[Plotting code records]

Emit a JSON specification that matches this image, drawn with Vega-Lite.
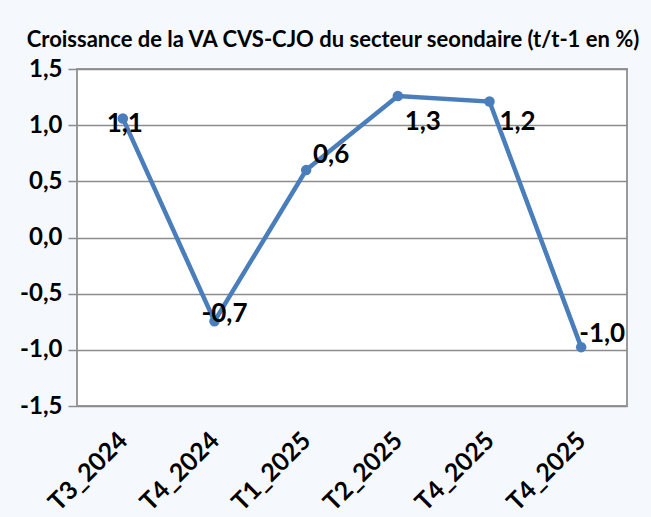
{
  "$schema": "https://vega.github.io/schema/vega-lite/v6.json",
  "autosize": "none",
  "width": 550,
  "height": 337,
  "padding": {"left": 77, "top": 69, "right": 24, "bottom": 111},
  "background": "#f5f8fc",
  "config": {
    "locale": {"number": {"decimal": ",", "thousands": " ", "grouping": [3], "currency": ["", " €"], "minus": "-"}},
    "view": {"fill": "white", "stroke": "#9a9a9a", "strokeWidth": 2},
    "font": "Lato"
  },
  "title": {
    "text": "Croissance de la VA CVS-CJO du secteur seondaire (t/t-1 en %)",
    "font": "Lato",
    "fontSize": 22,
    "fontWeight": "bold",
    "color": "black",
    "anchor": "middle",
    "dx": -19,
    "offset": 5
  },
  "data": {
    "values": [
      {"i": 1, "q": "T3_2024", "v": 1.06},
      {"i": 2, "q": "T4_2024", "v": -0.745},
      {"i": 3, "q": "T1_2025", "v": 0.6},
      {"i": 4, "q": "T2_2025", "v": 1.26},
      {"i": 5, "q": "T4_2025", "v": 1.21},
      {"i": 6, "q": "T4_2025 ", "v": -0.976}
    ]
  },
  "encoding": {
    "x": {
      "field": "q",
      "type": "ordinal",
      "sort": null,
      "scale": {"type": "point", "padding": 0.5},
      "axis": {
        "title": null,
        "labelAngle": -45,
        "labelAlign": "right",
        "labelBaseline": "middle",
        "labelPadding": 30,
        "ticks": false,
        "domain": false,
        "grid": false,
        "labelFont": "Lato",
        "labelFontSize": 25,
        "labelFontWeight": "bold",
        "labelColor": "black",
        "labelExpr": "trim(datum.label)"
      }
    },
    "y": {
      "field": "v",
      "type": "quantitative",
      "scale": {"domain": [-1.5, 1.5], "nice": false, "zero": false},
      "axis": {
        "title": null,
        "values": [-1.5, -1, -0.5, 0, 0.5, 1, 1.5],
        "format": ".1f",
        "grid": true,
        "gridColor": "#8c8c8c",
        "gridWidth": 1.5,
        "tickColor": "#8c8c8c",
        "tickSize": 9,
        "tickWidth": 1.5,
        "domain": false,
        "labelPadding": 6,
        "labelFont": "Lato",
        "labelFontSize": 24,
        "labelFontWeight": "bold",
        "labelColor": "black"
      }
    }
  },
  "layer": [
    {"mark": {"type": "line", "color": "#4a7ebb", "strokeWidth": 4.5}},
    {"mark": {"type": "point", "filled": true, "opacity": 1, "size": 110, "color": "#4a7ebb"}},
    {
      "transform": [{"filter": "datum.i == 1"}],
      "mark": {"type": "text", "dx": 2, "dy": 6, "fontSize": 26, "fontWeight": "bold", "font": "Lato", "color": "black"},
      "encoding": {"text": {"field": "v", "format": ".1f"}}
    },
    {
      "transform": [{"filter": "datum.i == 2"}],
      "mark": {"type": "text", "dx": 10, "dy": -7, "fontSize": 26, "fontWeight": "bold", "font": "Lato", "color": "black"},
      "encoding": {"text": {"field": "v", "format": ".1f"}}
    },
    {
      "transform": [{"filter": "datum.i == 3"}],
      "mark": {"type": "text", "dx": 25, "dy": -15, "fontSize": 26, "fontWeight": "bold", "font": "Lato", "color": "black"},
      "encoding": {"text": {"field": "v", "format": ".1f"}}
    },
    {
      "transform": [{"filter": "datum.i == 4"}],
      "mark": {"type": "text", "dx": 25, "dy": 26, "fontSize": 26, "fontWeight": "bold", "font": "Lato", "color": "black"},
      "encoding": {"text": {"field": "v", "format": ".1f"}}
    },
    {
      "transform": [{"filter": "datum.i == 5"}],
      "mark": {"type": "text", "dx": 28, "dy": 20, "fontSize": 26, "fontWeight": "bold", "font": "Lato", "color": "black"},
      "encoding": {"text": {"field": "v", "format": ".1f"}}
    },
    {
      "transform": [{"filter": "datum.i == 6"}],
      "mark": {"type": "text", "dx": 21, "dy": -13, "fontSize": 26, "fontWeight": "bold", "font": "Lato", "color": "black"},
      "encoding": {"text": {"field": "v", "format": ".1f"}}
    }
  ]
}
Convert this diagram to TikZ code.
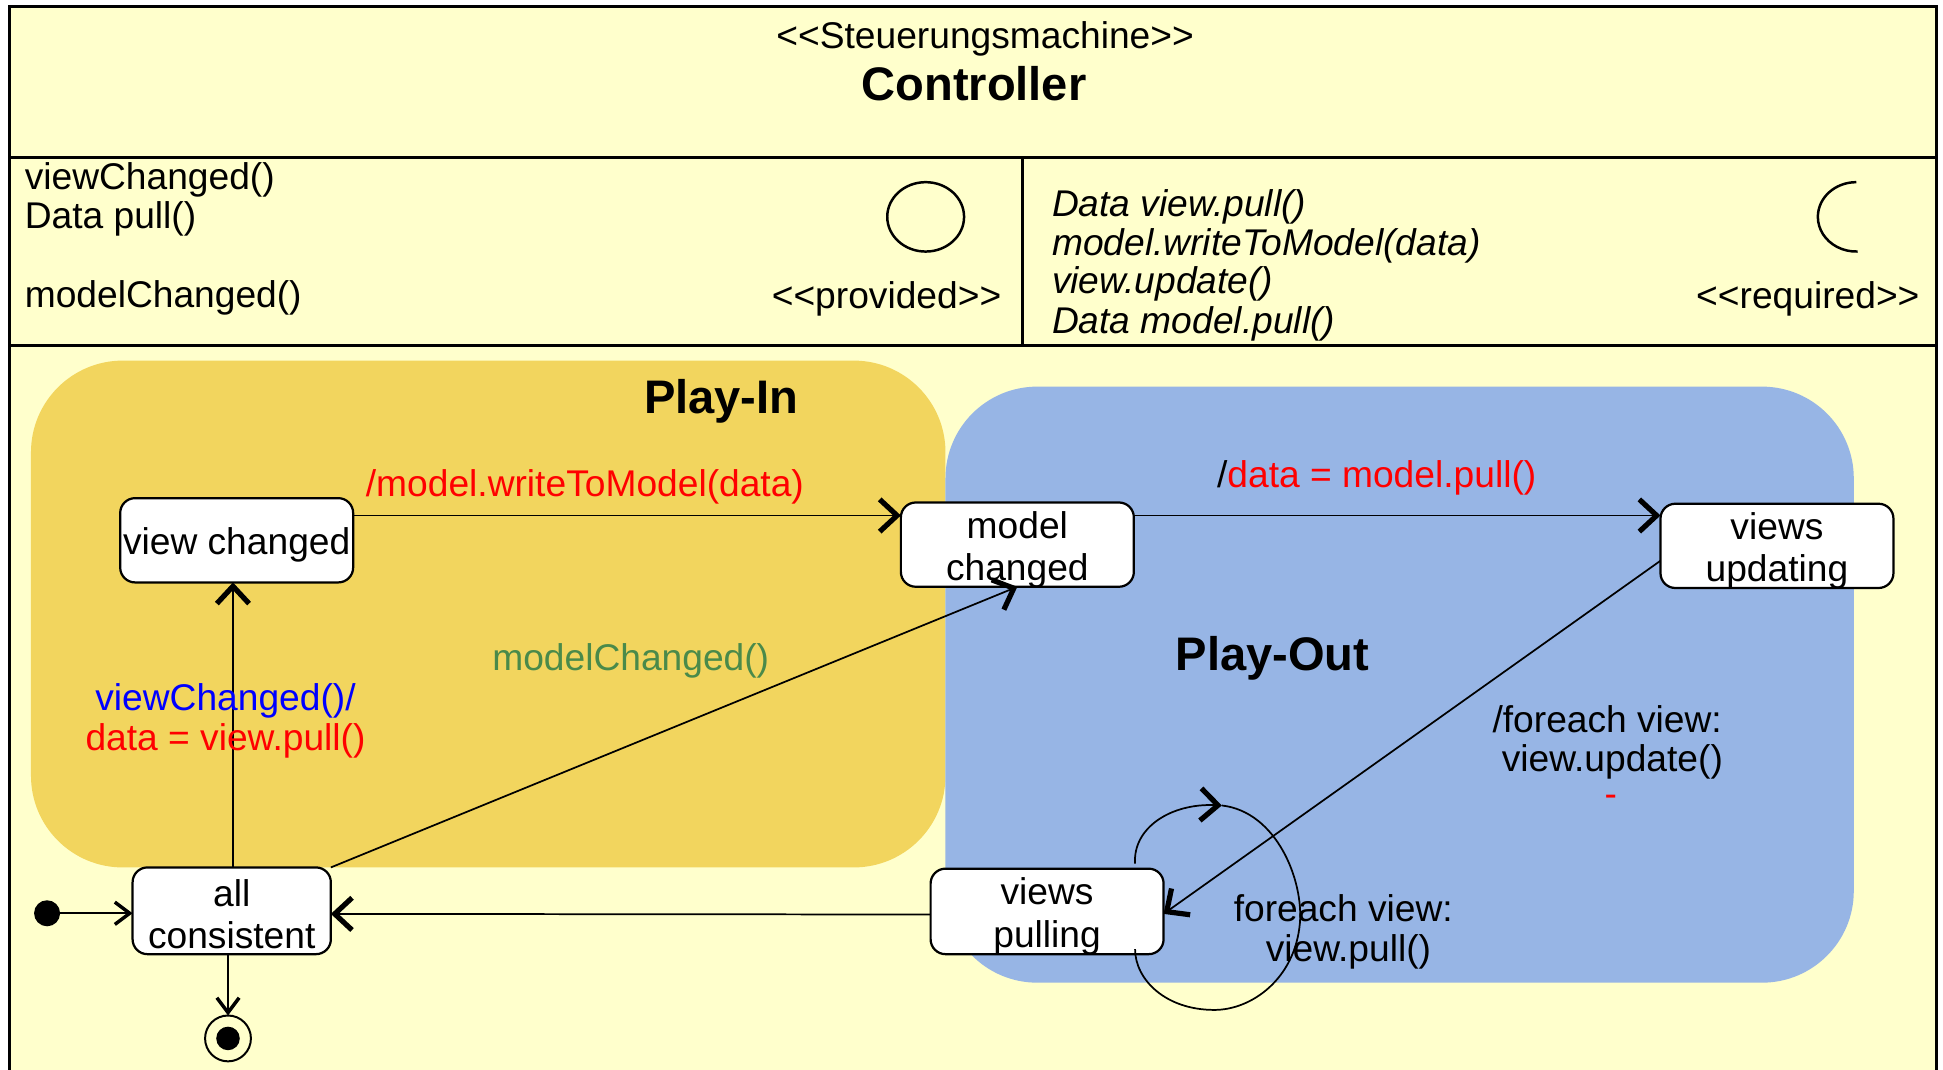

Exercise description:
Repeat the material above word for word, please, apart from its images.

Reply:
Emit a JSON specification that matches this image, drawn with Vega-Lite.
{
  "$schema": "https://vega.github.io/schema/vega-lite/v6.json",
  "autosize": "none",
  "width": 550,
  "height": 337,
  "padding": {"left": 77, "top": 69, "right": 24, "bottom": 111},
  "background": "#f5f8fc",
  "config": {
    "locale": {"number": {"decimal": ",", "thousands": " ", "grouping": [3], "currency": ["", " €"], "minus": "-"}},
    "view": {"fill": "white", "stroke": "#9a9a9a", "strokeWidth": 2},
    "font": "Lato"
  },
  "title": {
    "text": "Croissance de la VA CVS-CJO du secteur seondaire (t/t-1 en %)",
    "font": "Lato",
    "fontSize": 22,
    "fontWeight": "bold",
    "color": "black",
    "anchor": "middle",
    "dx": -19,
    "offset": 5
  },
  "data": {
    "values": [
      {"i": 1, "q": "T3_2024", "v": 1.06},
      {"i": 2, "q": "T4_2024", "v": -0.745},
      {"i": 3, "q": "T1_2025", "v": 0.6},
      {"i": 4, "q": "T2_2025", "v": 1.26},
      {"i": 5, "q": "T4_2025", "v": 1.21},
      {"i": 6, "q": "T4_2025 ", "v": -0.976}
    ]
  },
  "encoding": {
    "x": {
      "field": "q",
      "type": "ordinal",
      "sort": null,
      "scale": {"type": "point", "padding": 0.5},
      "axis": {
        "title": null,
        "labelAngle": -45,
        "labelAlign": "right",
        "labelBaseline": "middle",
        "labelPadding": 30,
        "ticks": false,
        "domain": false,
        "grid": false,
        "labelFont": "Lato",
        "labelFontSize": 25,
        "labelFontWeight": "bold",
        "labelColor": "black",
        "labelExpr": "trim(datum.label)"
      }
    },
    "y": {
      "field": "v",
      "type": "quantitative",
      "scale": {"domain": [-1.5, 1.5], "nice": false, "zero": false},
      "axis": {
        "title": null,
        "values": [-1.5, -1, -0.5, 0, 0.5, 1, 1.5],
        "format": ".1f",
        "grid": true,
        "gridColor": "#8c8c8c",
        "gridWidth": 1.5,
        "tickColor": "#8c8c8c",
        "tickSize": 9,
        "tickWidth": 1.5,
        "domain": false,
        "labelPadding": 6,
        "labelFont": "Lato",
        "labelFontSize": 24,
        "labelFontWeight": "bold",
        "labelColor": "black"
      }
    }
  },
  "layer": [
    {"mark": {"type": "line", "color": "#4a7ebb", "strokeWidth": 4.5}},
    {"mark": {"type": "point", "filled": true, "opacity": 1, "size": 110, "color": "#4a7ebb"}},
    {
      "transform": [{"filter": "datum.i == 1"}],
      "mark": {"type": "text", "dx": 2, "dy": 6, "fontSize": 26, "fontWeight": "bold", "font": "Lato", "color": "black"},
      "encoding": {"text": {"field": "v", "format": ".1f"}}
    },
    {
      "transform": [{"filter": "datum.i == 2"}],
      "mark": {"type": "text", "dx": 10, "dy": -7, "fontSize": 26, "fontWeight": "bold", "font": "Lato", "color": "black"},
      "encoding": {"text": {"field": "v", "format": ".1f"}}
    },
    {
      "transform": [{"filter": "datum.i == 3"}],
      "mark": {"type": "text", "dx": 25, "dy": -15, "fontSize": 26, "fontWeight": "bold", "font": "Lato", "color": "black"},
      "encoding": {"text": {"field": "v", "format": ".1f"}}
    },
    {
      "transform": [{"filter": "datum.i == 4"}],
      "mark": {"type": "text", "dx": 25, "dy": 26, "fontSize": 26, "fontWeight": "bold", "font": "Lato", "color": "black"},
      "encoding": {"text": {"field": "v", "format": ".1f"}}
    },
    {
      "transform": [{"filter": "datum.i == 5"}],
      "mark": {"type": "text", "dx": 28, "dy": 20, "fontSize": 26, "fontWeight": "bold", "font": "Lato", "color": "black"},
      "encoding": {"text": {"field": "v", "format": ".1f"}}
    },
    {
      "transform": [{"filter": "datum.i == 6"}],
      "mark": {"type": "text", "dx": 21, "dy": -13, "fontSize": 26, "fontWeight": "bold", "font": "Lato", "color": "black"},
      "encoding": {"text": {"field": "v", "format": ".1f"}}
    }
  ]
}
Convert this diagram to TikZ code.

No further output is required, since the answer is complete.